Appeal from an order of the Supreme Court, Monroe County (Matthew A. Rosenbaum, J.), entered March 22, 2007. The or*1269der granted plaintiffs application for leave to serve a late notice of claim.
It is hereby ordered that the order so appealed from is unanimously affirmed without costs.
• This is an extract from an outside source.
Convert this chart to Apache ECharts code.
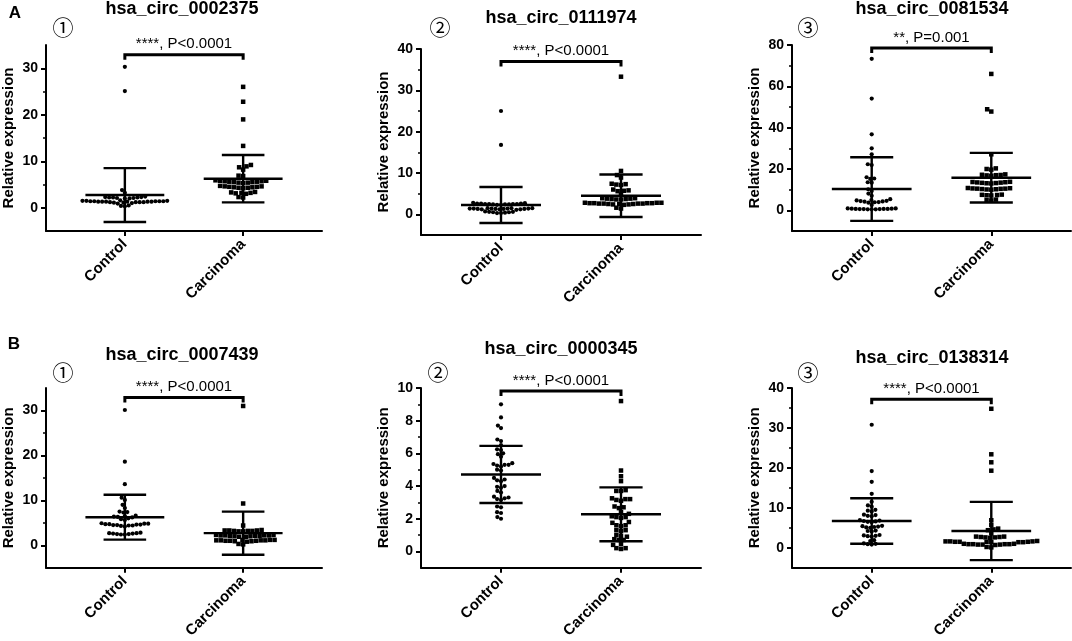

Memorandum: Supreme Court did not abuse its discretion in granting plaintiffs application pursuant to General Municipal Law § 50-e (5) seeking leave to serve a late notice of claim (see generally Palumbo v City of Buffalo, 1 AD3d 1032 [2003]). Although plaintiff has not demonstrated any specific nexus between her infancy and her delay in serving a notice of claim (see Williams v Nassau County Med. Ctr., 6 NY3d 531, 537-538 [2006]), “we do not, under all the relevant circumstances, find such omission [to be] fatal to [her] application” (Abbot v City of New York, 271 AD2d 364 [2000]). The record establishes that, at the time plaintiff sustained the alleged injuries resulting from lead paint exposure in premises owned by defendant in which plaintiff resided, defendant was notified both that plaintiff had an elevated blood lead level and that there were lead paint violations at the premises. Thus, defendant had actual knowledge of plaintiffs specific claim within the hmitations period (see Frith v New York City Hous. Auth., 4 AD3d 390, 391 [2004]; Matter of Lanphere v County of Washington, 301 AD2d 936, 938 [2003]; Matter of Stanley v City of New York Hous. Auth., 257 AD2d 497 [1999]). Furthermore, defendant is not substantially prejudiced by plaintiffs delay in serving a notice of claim inasmuch as it had the opportunity to conduct a full investigation when it received actual notice of the claim (see Matter of Courtney Nicole R. v Moravia Cent. School Dist. [appeal No. 2], 28 AD3d 1134, 1135 [2006]). Whether defendant actually did so is of no moment (see generally Matter of Trusso v Board of Educ. of Jamestown City School Dist., 24 AD3d 1302, 1303 [2005]). Present—Scudder, P.J., Hurlbutt, Centra, Fahey and Peradotto, JJ.